- _The request_
Find each line with the string "HTML" and copy it.

- _The data_
+ + + +

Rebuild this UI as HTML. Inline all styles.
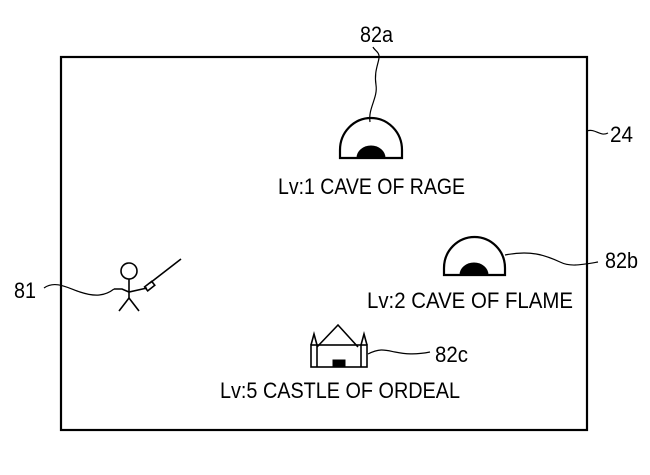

+ + + +

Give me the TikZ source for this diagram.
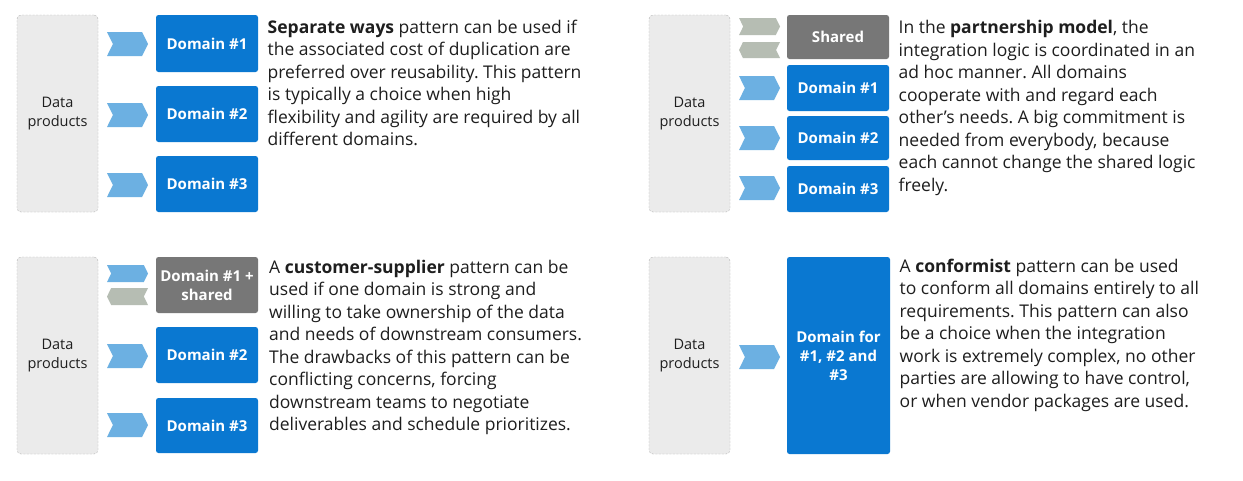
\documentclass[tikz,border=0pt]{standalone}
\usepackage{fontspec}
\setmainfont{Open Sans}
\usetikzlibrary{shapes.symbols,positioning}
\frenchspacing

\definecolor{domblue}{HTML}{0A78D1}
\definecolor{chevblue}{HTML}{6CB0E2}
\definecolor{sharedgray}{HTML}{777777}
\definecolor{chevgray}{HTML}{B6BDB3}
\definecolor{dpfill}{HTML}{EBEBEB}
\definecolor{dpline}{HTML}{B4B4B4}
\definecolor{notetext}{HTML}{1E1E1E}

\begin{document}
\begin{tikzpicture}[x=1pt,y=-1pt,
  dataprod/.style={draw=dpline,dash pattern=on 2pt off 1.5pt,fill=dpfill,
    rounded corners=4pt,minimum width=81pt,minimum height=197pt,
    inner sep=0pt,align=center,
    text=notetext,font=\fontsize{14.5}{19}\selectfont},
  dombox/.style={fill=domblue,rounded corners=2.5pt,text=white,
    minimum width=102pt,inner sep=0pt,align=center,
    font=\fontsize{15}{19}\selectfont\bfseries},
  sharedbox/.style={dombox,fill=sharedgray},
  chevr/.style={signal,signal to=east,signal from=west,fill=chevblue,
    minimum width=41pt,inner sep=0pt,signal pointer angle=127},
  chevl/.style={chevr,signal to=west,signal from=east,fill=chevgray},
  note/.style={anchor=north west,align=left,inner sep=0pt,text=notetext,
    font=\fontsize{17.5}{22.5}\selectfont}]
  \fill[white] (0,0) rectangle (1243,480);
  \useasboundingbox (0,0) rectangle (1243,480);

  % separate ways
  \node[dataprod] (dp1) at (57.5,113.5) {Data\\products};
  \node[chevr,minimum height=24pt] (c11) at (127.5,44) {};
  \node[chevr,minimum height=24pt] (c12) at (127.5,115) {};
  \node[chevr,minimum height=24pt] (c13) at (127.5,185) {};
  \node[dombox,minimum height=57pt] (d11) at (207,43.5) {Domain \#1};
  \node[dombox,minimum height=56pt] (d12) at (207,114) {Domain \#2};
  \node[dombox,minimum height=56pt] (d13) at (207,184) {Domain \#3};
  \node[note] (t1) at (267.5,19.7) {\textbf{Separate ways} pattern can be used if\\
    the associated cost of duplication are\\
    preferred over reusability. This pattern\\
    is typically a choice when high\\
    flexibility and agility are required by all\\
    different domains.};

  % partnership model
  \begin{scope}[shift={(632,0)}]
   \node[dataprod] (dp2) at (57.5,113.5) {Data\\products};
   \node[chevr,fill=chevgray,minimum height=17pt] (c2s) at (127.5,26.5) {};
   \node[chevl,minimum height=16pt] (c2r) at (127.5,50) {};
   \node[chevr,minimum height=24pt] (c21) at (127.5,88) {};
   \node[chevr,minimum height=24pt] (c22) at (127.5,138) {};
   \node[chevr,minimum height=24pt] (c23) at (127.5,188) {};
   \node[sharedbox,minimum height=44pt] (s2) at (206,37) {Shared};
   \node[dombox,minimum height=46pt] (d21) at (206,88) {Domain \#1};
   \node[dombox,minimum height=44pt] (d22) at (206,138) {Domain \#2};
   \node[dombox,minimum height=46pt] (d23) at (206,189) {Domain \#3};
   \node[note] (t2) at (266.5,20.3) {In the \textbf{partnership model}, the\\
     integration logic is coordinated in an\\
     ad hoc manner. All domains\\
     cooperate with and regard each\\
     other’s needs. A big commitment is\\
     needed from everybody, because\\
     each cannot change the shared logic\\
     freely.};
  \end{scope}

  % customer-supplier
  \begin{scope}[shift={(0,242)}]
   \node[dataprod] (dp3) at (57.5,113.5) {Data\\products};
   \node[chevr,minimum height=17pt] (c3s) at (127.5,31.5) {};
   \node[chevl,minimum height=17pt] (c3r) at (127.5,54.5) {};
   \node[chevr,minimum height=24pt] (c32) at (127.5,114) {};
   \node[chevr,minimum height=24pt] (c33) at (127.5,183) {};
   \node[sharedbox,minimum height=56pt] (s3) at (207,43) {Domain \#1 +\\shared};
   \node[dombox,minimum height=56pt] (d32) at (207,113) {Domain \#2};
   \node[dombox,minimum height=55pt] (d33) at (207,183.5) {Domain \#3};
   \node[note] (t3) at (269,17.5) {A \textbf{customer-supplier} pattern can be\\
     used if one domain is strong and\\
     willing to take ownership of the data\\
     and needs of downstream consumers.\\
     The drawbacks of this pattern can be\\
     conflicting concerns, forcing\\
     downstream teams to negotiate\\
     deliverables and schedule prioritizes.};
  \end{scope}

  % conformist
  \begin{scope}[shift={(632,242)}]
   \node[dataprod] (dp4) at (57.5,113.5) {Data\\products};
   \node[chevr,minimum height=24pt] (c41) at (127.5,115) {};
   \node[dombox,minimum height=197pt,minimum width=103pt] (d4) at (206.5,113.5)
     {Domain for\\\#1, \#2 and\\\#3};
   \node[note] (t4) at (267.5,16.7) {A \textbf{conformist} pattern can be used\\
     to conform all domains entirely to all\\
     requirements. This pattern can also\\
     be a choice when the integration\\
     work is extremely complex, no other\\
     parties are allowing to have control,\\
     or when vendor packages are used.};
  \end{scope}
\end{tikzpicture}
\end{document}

+ + + +

- _Answer to the problem_
Rebuild this UI as HTML. Inline all styles.
\definecolor{domblue}{HTML}{0A78D1}
\definecolor{chevblue}{HTML}{6CB0E2}
\definecolor{sharedgray}{HTML}{777777}
\definecolor{chevgray}{HTML}{B6BDB3}
\definecolor{dpfill}{HTML}{EBEBEB}
\definecolor{dpline}{HTML}{B4B4B4}
\definecolor{notetext}{HTML}{1E1E1E}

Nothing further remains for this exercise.